О последней болезни и о смерти Гаршина я ничего говорить не буду, отмечу лишь, что на похоронах Гаршина выступали многие известные люди того времени, в том числе Анатолий Леман [очень интересный и разносторонний человек] и Иероним Ясинский.
Фидлер описание похорон Гаршина закончил такой заметкой:
"Потом Минский стал читать своё стихотворение, при этом неоднократно останавливался, закрывал лицо руками и всхлипывал, что мне — и другим — показалось притворством; стихотворение заканчивалось патетическими словами, обращёнными к Гаршину и Надсону:
"Без вас нам тяжело, без вас нам стыдно жить!"

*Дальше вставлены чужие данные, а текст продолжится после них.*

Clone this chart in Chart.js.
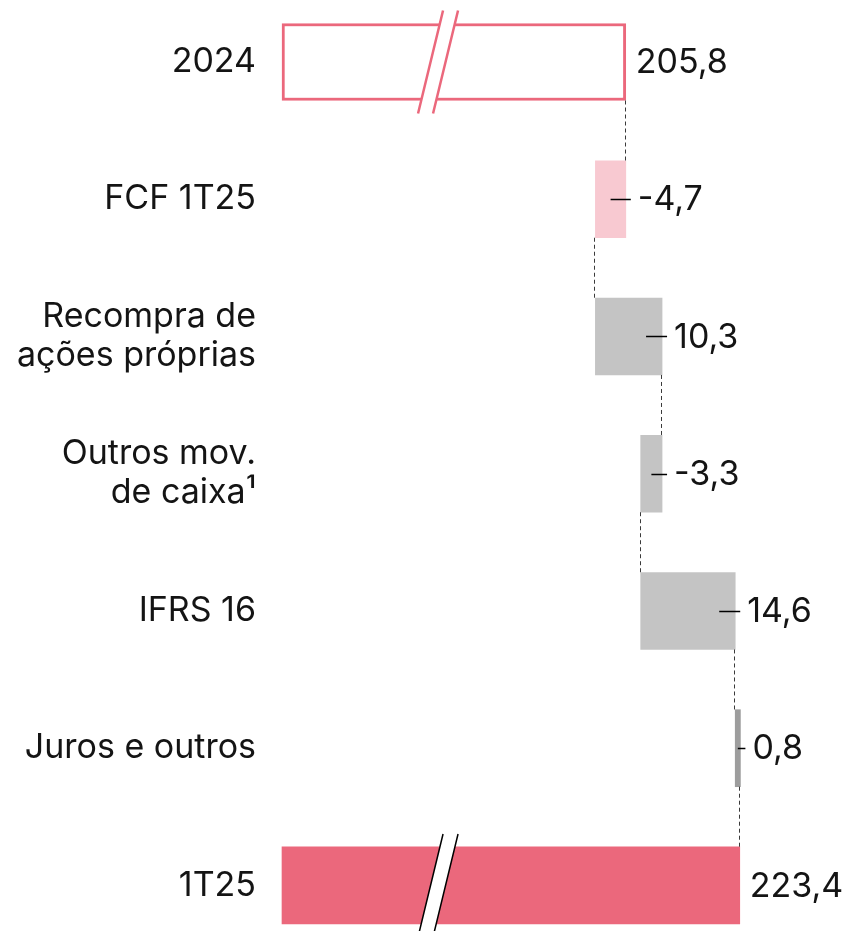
<!DOCTYPE html>
<html><head><meta charset="utf-8">
<script src="https://cdn.jsdelivr.net/npm/chart.js@4/dist/chart.umd.min.js"></script>
<style>html,body{margin:0;padding:0;background:#fff}canvas{display:block}</style>
</head><body>
<canvas id="c" width="844" height="931"></canvas>
<script>
// ---- data ----
const categories = [['2024'], ['FCF 1T25'], ['Recompra de', 'ações próprias'], ['Outros mov.', 'de caixa¹'], ['IFRS 16'], ['Juros e outros'], ['1T25']];
const openingTotal = 205.8;
const deltas = [-4.7, 10.3, -3.3, 14.6, 0.8];
const closingTotal = 223.4;
// broken value axis
const axisMin = 152.7;
const axisMax = 239.5;
const breakAt = 176.8;

// ---- build floating ranges ----
const ranges = [[axisMin, openingTotal]];
let running = openingTotal;
deltas.forEach(d => { ranges.push([running, running + d]); running += d; });
ranges.push([axisMin, closingTotal]);
const shownValues = [openingTotal, ...deltas, closingTotal];
const fmt = v => v.toFixed(1).replace('.', ',');

const PINK = '#eb687c';
const fills = ['#ffffff', '#f8c9d1', '#c4c4c4', '#c4c4c4', '#c4c4c4', '#9d9d9d', PINK];
const borders = [PINK, 'rgba(0,0,0,0)', 'rgba(0,0,0,0)', 'rgba(0,0,0,0)', 'rgba(0,0,0,0)', 'rgba(0,0,0,0)', 'rgba(0,0,0,0)'];
const bws = [3, 0, 0, 0, 0, 0, 0];
const FONT = 'Inter, "Noto Sans", sans-serif';
const TEXT = '#141414';
const FS = 34;

const decor = {
  id: 'decor',
  afterDatasetsDraw(chart) {
    const ctx = chart.ctx;
    const bars = chart.getDatasetMeta(0).data;
    const xs = chart.scales.x;
    const n = bars.length;
    const P = bars.map(b => b.getProps(['x', 'y', 'base', 'height'], true));

    // dashed connectors at the running total reached by each bar
    ctx.save();
    ctx.strokeStyle = '#3a3a3a';
    ctx.lineWidth = 1;
    ctx.setLineDash([4, 3]);
    for (let i = 0; i < n - 1; i++) {
      const a = P[i], b = P[i + 1];
      const x = Math.round(xs.getPixelForValue(ranges[i][1])) - 0.5;
      ctx.beginPath();
      ctx.moveTo(x, a.y + a.height / 2);
      ctx.lineTo(x, b.y - b.height / 2);
      ctx.stroke();
    }
    ctx.restore();

    // axis break marks on the two total bars
    [[0, PINK, 2.5], [n - 1, '#000000', 1.5]].forEach(([i, col, lw]) => {
      const p = P[i];
      const cx = xs.getPixelForValue(breakAt);
      const top = p.y - p.height / 2 - 13;
      const bot = Math.min(p.y + p.height / 2 + 13, chart.height + 2);
      const slope = 25 / 103;
      const offTop = (p.y - top) * slope, offBot = (bot - p.y) * slope;
      const g = 7.5;
      ctx.save();
      ctx.fillStyle = '#ffffff';
      ctx.beginPath();
      ctx.moveTo(cx - g + offTop, top);
      ctx.lineTo(cx + g + offTop, top);
      ctx.lineTo(cx + g - offBot, bot);
      ctx.lineTo(cx - g - offBot, bot);
      ctx.closePath();
      ctx.fill();
      ctx.strokeStyle = col;
      ctx.lineWidth = lw;
      ctx.beginPath();
      ctx.moveTo(cx - g + offTop, top); ctx.lineTo(cx - g - offBot, bot);
      ctx.moveTo(cx + g + offTop, top); ctx.lineTo(cx + g - offBot, bot);
      ctx.stroke();
      ctx.restore();
    });

    // leader lines and value labels
    ctx.save();
    ctx.font = FS + 'px ' + FONT;
    ctx.fillStyle = TEXT;
    ctx.textBaseline = 'middle';
    ctx.textAlign = 'left';
    ctx.strokeStyle = '#000';
    ctx.lineWidth = 1.5;
    for (let i = 0; i < n; i++) {
      const p = P[i];
      const right = Math.max(p.x, p.base);
      const left = Math.min(p.x, p.base);
      const isTotal = (i === 0 || i === n - 1);
      if (!isTotal) {
        const start = Math.max((left + right) / 2, right - 16);
        ctx.beginPath();
        ctx.moveTo(start, Math.round(p.y) + 0.5);
        ctx.lineTo(right + 5, Math.round(p.y) + 0.5);
        ctx.stroke();
      }
      ctx.fillText(fmt(shownValues[i]), right + (isTotal ? 10 : 12), p.y + 1);
    }
    ctx.restore();
  }
};

new Chart(document.getElementById('c'), {
  type: 'bar',
  data: {
    labels: categories,
    datasets: [{
      data: ranges,
      backgroundColor: fills,
      borderColor: borders,
      borderWidth: bws,
      borderSkipped: false,
      barThickness: 77,
      clip: false
    }]
  },
  options: {
    indexAxis: 'y',
    responsive: false,
    animation: false,
    layout: { padding: { top: 62, bottom: 45, left: 0, right: 0 } },
    plugins: { legend: { display: false }, tooltip: { enabled: false } },
    scales: {
      x: { display: false, min: axisMin, max: axisMax },
      y: {
        offset: false,
        grid: { display: false, drawTicks: false },
        border: { display: false },
        ticks: { font: { family: FONT, size: FS, lineHeight: 1.15 }, color: TEXT, padding: 26 },
        afterFit(scale) { scale.width = 282; }
      }
    }
  },
  plugins: [decor]
});
</script>
</body></html>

Это совершенно безответственная фраза, и вообще слишком много шумят о покойном как о писателе: и как его только не именуют - звездой, освещающей путь к истине, апостолом любви к ближнему и т.д.!
Вполне вероятно, что Гаршин был (так гласит надпись на одном из венков) "безупречным человеком", возможно также, что русская литература утратила в нём, как сказал профессор Сергеевич, свои лучшие надежды, - покойный, бесспорно, являл собой многообещающий талант, однако вехой в развитии русской литературы он не был и никогда не будет".


Указатель имён

Виктор Петрович Буренин (1841-1926).
Анатолий Иванович Леман (1859-1913).
Николай Максимович Минский (Виленкин, 1856-1937).
Семён Яковлевич Надсон (1862-1887).
Алексей Николаевич Плещеев (1825-1893).
Яков Петрович Полонский (1819-1898).
Василий Иванович Сергеевич (1857-1910).
Константин Михайлович Фофанов (1862-1911).
Иероним Иеронимович Ясинский (псевд. Максим Белинский, 1850-1931).